Isn't ridiculously powerful private armies one of the big reasons the Roman Republic turned into a dictatorship?
I'm personally in favor of dramatically reducing the size of the US military, by any arbitrary percent, but this is a stupid and dangerous way to do it. NGOs should not have militaries.
The way I see it, the world powers are already incapable, and unwilling, engage in direct armed conflict with each other. We proved that in the cold war. At best it would be a repeat of the first world war, at worst it would be nuclear armageddon. With that in mind it seems like folly to maintain early 20th century standing armies. We're never going to use them for anything more than small-scale engagements and military occupations (i.e. Russia in Ukraine, China in Tibet, the US in Iraq), but our militaries are based on the idea of an impossible conflict between the giants. It's silly and paranoid.

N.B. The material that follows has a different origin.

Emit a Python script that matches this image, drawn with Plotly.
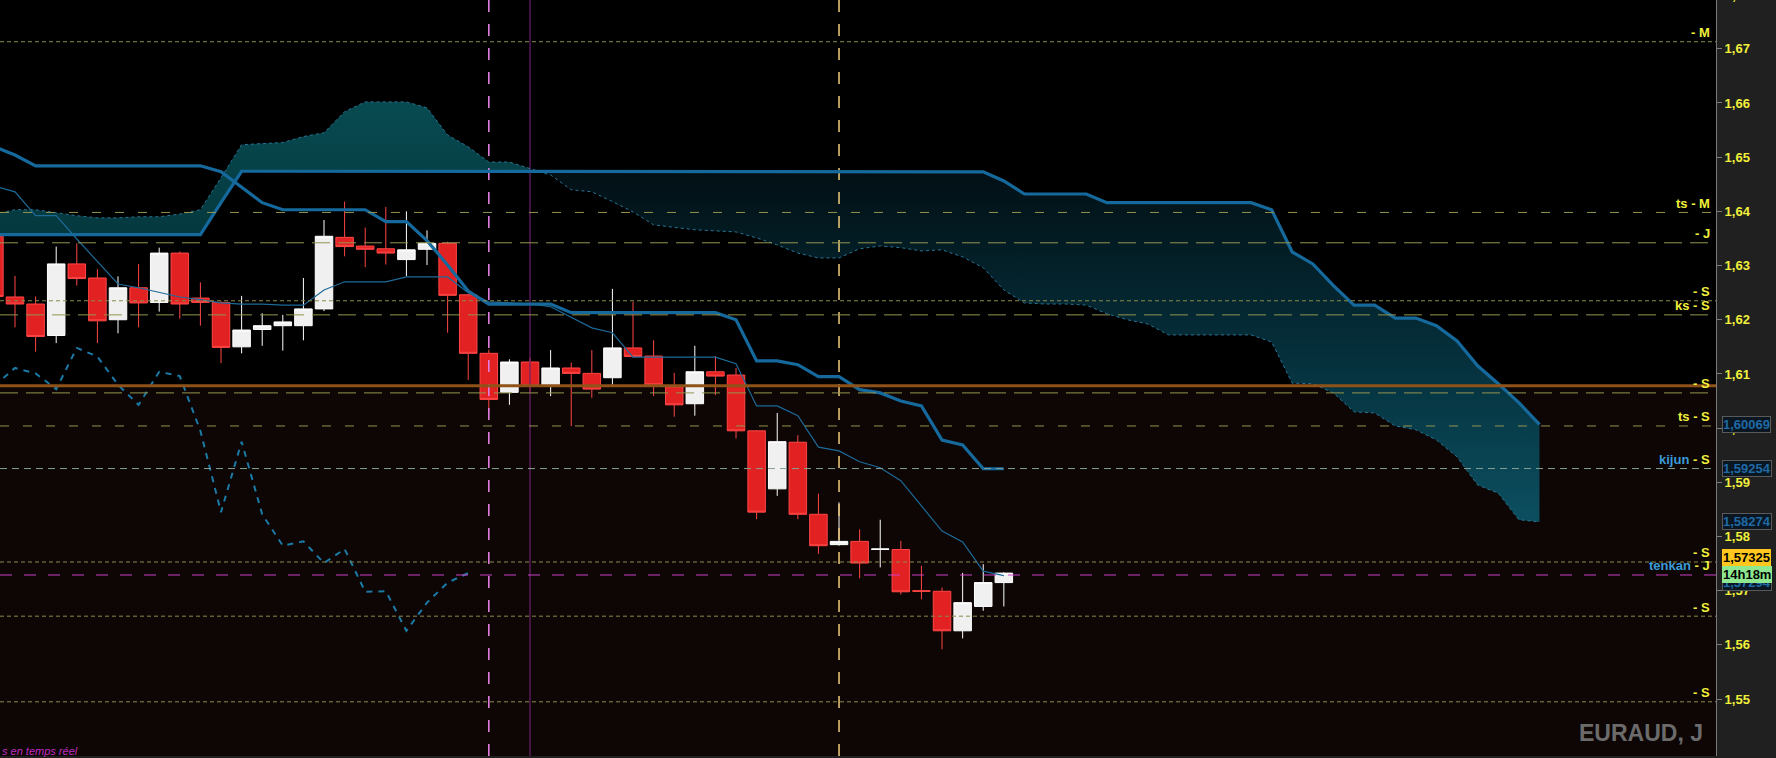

Western nations are downsizing their militaries quite a bit, and the overall size is already tiny compared to WWII numbers; the USAAF had in excess of 50,000 aircraft relative to today's 5,000. The F-35 and LCS are good examples of this new cost saving mentality; mission versatility and interoperability built in to an already cheap platform, which then replaces the bigger and purpose built platforms of old.
There's also been plenty of news stories published in recent months regarding the capability of individual forces within NATO (i.e the Bundeswehr training with broomsticks instead of rifles, Luftwaffe Typhoon's not being ready, etc). Russia, too, has shown its lack of readiness in the consistent aircraft hull losses driven by a heightened state of readiness brought on by the Ukraine crisis. There just isn't the military spending that there used to be, and it shows.
I also disagree that a conflict similar to WWI would ever take place again. What distinguished WWI was trench warfare, which was largely dictated by the immobile nature of warfare at that time and the superiority of defensive tools like the machine gun. Modern technology means an entirely different battlefield if such large scale combat were to take place again. I wouldn't be surprised if conflict between nation states fizzled out quickly on account of quick losses in expensive hardware, such as aircraft or ships. It's all well and good for rebels to blow up a few old T-72's in disparate regional conflicts, but how many T-90 losses could Russia stomach? How many F-16's could the US stand to lose?
Finally, conflict between the big boys doesn't necessarily mean Armageddon. From memory, Russia always planned the use of tactical nuclear strikes in the case of hypothetical conflict with NATO. I doubt such an attack would spark global nuclear warfare. MAD just means nation states are unlikely to nuke each other, not that they won't enter conflict at all.